● **PROBLEM TO SOLVE**: Reproduce word for word the lines from the beginning of the entries to the line with "600, 700, 800];", both included, but none of the pictures.

--- BEGIN RECORDS PROVIDED ---

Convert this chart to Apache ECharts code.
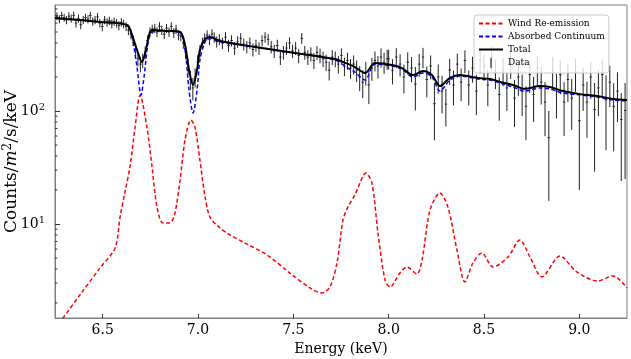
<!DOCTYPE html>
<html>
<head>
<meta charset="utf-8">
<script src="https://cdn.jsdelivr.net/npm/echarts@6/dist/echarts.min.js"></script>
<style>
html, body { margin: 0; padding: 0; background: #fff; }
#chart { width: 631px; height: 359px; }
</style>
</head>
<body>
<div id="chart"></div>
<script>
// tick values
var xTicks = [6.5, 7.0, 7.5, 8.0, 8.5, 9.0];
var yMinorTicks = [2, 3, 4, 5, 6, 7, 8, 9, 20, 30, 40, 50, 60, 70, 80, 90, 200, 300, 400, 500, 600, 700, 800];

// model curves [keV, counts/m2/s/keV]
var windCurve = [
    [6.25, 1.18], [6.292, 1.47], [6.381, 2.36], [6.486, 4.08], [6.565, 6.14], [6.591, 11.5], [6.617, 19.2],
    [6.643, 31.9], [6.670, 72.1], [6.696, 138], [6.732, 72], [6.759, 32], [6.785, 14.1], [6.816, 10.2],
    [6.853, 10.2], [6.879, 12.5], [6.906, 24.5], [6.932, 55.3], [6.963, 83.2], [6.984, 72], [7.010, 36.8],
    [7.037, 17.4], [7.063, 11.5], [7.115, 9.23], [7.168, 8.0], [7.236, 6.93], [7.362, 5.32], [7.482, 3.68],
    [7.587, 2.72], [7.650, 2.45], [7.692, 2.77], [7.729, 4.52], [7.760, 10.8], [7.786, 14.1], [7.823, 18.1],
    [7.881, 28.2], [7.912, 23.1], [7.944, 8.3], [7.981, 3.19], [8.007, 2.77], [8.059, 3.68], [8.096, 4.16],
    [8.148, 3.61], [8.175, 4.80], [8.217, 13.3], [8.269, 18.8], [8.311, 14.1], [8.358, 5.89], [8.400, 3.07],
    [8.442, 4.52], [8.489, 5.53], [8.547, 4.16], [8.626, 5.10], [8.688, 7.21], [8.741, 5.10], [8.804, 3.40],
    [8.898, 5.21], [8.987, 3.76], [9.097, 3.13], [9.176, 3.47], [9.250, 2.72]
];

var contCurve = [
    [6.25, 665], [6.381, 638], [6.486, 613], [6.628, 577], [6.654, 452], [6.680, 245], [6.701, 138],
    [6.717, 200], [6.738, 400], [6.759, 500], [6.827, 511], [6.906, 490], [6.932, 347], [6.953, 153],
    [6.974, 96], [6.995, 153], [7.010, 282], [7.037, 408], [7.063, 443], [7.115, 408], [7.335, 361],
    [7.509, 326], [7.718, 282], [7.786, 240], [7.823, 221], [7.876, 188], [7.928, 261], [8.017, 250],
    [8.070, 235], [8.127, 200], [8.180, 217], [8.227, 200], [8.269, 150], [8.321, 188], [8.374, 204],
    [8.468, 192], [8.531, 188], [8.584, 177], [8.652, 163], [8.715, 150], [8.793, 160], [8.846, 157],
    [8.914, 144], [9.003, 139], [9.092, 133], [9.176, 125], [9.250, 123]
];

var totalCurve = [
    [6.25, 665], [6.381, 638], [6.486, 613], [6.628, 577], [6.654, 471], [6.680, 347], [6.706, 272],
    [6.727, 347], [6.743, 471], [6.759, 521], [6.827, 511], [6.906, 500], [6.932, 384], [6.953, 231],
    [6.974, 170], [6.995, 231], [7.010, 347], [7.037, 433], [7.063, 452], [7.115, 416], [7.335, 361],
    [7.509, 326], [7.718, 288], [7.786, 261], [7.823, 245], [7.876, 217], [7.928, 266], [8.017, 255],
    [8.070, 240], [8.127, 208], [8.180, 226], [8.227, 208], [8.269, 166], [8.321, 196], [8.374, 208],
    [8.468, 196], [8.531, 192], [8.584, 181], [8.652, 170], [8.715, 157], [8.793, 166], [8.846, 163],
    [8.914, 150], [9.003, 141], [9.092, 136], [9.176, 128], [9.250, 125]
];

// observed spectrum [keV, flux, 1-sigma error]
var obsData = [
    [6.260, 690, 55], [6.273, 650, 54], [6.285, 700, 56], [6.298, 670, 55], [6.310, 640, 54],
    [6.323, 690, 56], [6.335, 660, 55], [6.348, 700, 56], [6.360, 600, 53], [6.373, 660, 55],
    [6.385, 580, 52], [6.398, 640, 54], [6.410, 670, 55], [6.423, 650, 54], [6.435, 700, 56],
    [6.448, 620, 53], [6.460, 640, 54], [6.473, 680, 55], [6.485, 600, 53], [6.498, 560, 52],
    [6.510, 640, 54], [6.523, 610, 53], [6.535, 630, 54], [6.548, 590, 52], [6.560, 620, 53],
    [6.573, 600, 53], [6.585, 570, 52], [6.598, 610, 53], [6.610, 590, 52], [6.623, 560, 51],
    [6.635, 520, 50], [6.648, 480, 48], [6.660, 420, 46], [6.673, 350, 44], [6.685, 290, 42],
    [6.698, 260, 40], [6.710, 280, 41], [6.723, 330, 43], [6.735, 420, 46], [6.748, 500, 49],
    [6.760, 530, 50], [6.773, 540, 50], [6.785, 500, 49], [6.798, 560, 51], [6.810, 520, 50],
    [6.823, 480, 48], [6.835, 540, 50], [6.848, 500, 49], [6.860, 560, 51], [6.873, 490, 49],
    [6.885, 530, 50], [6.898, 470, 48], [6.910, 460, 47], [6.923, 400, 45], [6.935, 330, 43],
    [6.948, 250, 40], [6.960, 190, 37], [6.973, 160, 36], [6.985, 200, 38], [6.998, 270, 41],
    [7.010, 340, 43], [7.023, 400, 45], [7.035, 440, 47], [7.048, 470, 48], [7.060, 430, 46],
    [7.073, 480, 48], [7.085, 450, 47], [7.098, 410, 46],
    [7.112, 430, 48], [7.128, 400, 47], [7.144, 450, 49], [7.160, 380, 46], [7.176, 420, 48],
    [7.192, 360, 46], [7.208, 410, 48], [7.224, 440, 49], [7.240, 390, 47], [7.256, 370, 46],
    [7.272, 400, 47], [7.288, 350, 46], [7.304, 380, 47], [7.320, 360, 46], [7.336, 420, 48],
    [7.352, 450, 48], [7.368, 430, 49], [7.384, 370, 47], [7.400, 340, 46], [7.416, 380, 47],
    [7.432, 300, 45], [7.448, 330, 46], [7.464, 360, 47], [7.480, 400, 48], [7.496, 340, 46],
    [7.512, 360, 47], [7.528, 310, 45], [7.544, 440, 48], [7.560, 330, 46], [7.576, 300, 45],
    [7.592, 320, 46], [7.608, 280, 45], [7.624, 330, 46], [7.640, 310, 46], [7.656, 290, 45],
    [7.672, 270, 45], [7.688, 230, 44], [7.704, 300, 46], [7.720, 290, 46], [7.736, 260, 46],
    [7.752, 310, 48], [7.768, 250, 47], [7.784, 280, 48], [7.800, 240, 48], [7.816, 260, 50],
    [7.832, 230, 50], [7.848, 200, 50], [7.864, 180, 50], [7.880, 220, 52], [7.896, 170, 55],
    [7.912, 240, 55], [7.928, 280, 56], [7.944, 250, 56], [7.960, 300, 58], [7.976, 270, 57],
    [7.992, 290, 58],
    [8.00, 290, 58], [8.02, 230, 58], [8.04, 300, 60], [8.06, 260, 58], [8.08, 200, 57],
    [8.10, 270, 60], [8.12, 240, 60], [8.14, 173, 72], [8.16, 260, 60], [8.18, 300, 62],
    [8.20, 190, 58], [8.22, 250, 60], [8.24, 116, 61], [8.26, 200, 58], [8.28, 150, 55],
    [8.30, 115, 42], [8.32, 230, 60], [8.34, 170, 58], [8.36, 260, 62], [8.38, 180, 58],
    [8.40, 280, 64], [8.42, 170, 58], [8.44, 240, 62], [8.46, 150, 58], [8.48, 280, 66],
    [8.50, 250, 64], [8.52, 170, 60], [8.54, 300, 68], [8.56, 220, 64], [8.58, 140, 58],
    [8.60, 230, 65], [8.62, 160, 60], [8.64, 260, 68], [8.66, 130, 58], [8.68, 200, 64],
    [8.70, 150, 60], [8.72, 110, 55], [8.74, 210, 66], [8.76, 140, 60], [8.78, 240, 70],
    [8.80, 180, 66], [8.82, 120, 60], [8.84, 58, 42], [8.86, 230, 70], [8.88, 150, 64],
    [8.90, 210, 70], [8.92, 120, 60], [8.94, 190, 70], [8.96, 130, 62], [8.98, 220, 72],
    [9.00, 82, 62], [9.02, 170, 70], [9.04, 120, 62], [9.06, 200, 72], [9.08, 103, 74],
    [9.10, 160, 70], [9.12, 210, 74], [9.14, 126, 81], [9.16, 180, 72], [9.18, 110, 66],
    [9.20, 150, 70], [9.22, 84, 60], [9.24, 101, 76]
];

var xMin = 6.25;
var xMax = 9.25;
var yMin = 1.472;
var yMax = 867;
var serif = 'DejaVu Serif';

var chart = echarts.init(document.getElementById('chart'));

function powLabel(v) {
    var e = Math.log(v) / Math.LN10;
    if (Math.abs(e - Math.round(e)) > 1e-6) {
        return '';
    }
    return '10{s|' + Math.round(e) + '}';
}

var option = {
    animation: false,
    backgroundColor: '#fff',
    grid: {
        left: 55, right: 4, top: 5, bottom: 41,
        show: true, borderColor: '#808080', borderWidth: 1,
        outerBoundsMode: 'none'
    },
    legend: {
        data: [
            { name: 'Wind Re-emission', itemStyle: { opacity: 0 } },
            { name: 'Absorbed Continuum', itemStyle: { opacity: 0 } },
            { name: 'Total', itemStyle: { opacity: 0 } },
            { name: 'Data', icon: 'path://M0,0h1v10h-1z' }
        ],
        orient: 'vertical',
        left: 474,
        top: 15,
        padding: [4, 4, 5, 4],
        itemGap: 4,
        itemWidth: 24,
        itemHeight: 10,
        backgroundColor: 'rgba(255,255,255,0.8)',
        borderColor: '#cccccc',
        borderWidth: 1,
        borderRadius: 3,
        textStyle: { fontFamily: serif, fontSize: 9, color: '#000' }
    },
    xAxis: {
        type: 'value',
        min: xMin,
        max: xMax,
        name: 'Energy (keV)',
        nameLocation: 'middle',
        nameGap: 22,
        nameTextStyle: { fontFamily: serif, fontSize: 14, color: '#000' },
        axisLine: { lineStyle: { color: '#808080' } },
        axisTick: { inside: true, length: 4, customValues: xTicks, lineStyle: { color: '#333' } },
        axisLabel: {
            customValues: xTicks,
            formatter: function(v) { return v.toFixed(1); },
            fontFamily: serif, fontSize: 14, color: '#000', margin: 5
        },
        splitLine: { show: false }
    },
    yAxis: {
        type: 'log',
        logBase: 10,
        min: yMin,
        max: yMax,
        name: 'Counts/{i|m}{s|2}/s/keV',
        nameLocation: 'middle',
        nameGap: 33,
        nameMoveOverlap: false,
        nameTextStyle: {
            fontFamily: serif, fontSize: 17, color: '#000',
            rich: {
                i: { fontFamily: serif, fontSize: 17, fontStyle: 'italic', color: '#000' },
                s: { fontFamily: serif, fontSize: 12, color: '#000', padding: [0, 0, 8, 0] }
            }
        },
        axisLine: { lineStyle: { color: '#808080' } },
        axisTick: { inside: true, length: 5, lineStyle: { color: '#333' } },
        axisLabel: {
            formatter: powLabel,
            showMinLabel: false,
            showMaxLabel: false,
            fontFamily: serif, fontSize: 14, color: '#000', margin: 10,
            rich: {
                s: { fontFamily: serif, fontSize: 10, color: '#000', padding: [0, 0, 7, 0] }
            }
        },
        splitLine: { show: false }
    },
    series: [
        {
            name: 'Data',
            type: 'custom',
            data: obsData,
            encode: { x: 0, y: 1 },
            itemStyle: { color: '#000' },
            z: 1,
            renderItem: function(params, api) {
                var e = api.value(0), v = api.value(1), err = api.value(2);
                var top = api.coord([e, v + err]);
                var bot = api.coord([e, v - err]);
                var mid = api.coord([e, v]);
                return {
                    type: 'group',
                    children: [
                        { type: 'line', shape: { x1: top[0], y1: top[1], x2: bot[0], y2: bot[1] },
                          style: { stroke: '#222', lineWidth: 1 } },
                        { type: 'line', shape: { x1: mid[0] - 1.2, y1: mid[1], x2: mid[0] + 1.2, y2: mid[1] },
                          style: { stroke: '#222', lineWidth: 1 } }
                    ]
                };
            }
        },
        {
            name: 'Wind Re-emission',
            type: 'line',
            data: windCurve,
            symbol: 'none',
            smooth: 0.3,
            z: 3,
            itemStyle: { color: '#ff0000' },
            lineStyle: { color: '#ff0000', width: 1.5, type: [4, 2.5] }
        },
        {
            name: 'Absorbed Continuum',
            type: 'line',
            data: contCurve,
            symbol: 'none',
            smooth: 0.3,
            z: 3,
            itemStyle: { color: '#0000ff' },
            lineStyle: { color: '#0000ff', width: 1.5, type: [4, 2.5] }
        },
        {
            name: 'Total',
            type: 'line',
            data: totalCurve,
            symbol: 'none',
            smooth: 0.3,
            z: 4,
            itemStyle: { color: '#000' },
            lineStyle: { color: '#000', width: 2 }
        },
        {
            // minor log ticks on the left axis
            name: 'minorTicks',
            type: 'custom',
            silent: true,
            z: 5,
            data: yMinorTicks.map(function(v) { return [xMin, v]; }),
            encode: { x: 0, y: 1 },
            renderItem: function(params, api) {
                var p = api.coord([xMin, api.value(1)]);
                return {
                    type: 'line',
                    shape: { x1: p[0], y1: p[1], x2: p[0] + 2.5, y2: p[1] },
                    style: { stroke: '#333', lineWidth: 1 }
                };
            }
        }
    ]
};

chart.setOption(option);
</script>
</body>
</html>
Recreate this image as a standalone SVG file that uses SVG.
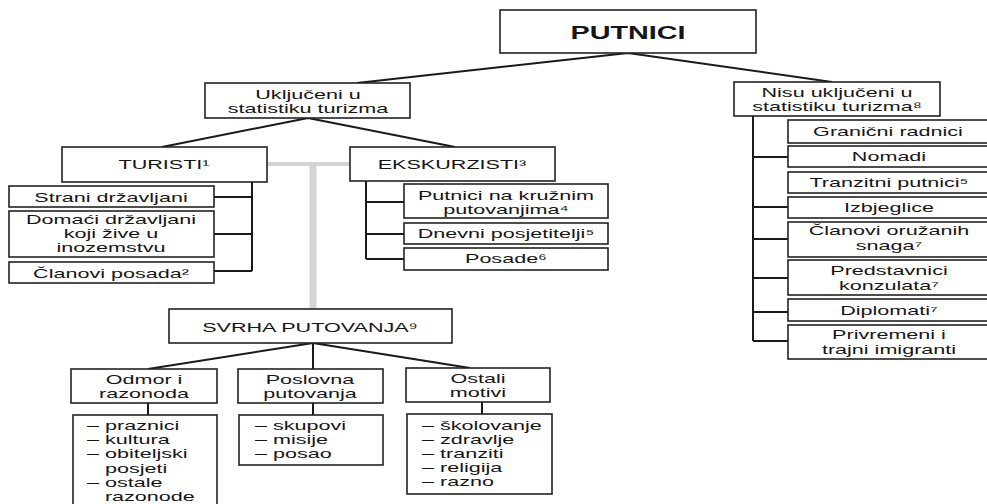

--- END RECORDS PROVIDED ---

● **COMPLETE RESPONSE**:
Convert this chart to Apache ECharts code.
<!DOCTYPE html>
<html>
<head>
<meta charset="utf-8">
<script src="https://cdn.jsdelivr.net/npm/echarts@6/dist/echarts.min.js"></script>
<style>
html, body { margin: 0; padding: 0; background: #fff; }
#chart { width: 631px; height: 359px; }
</style>
</head>
<body>
<div id="chart"></div>
<script>
// tick values
var xTicks = [6.5, 7.0, 7.5, 8.0, 8.5, 9.0];
var yMinorTicks = [2, 3, 4, 5, 6, 7, 8, 9, 20, 30, 40, 50, 60, 70, 80, 90, 200, 300, 400, 500, 600, 700, 800];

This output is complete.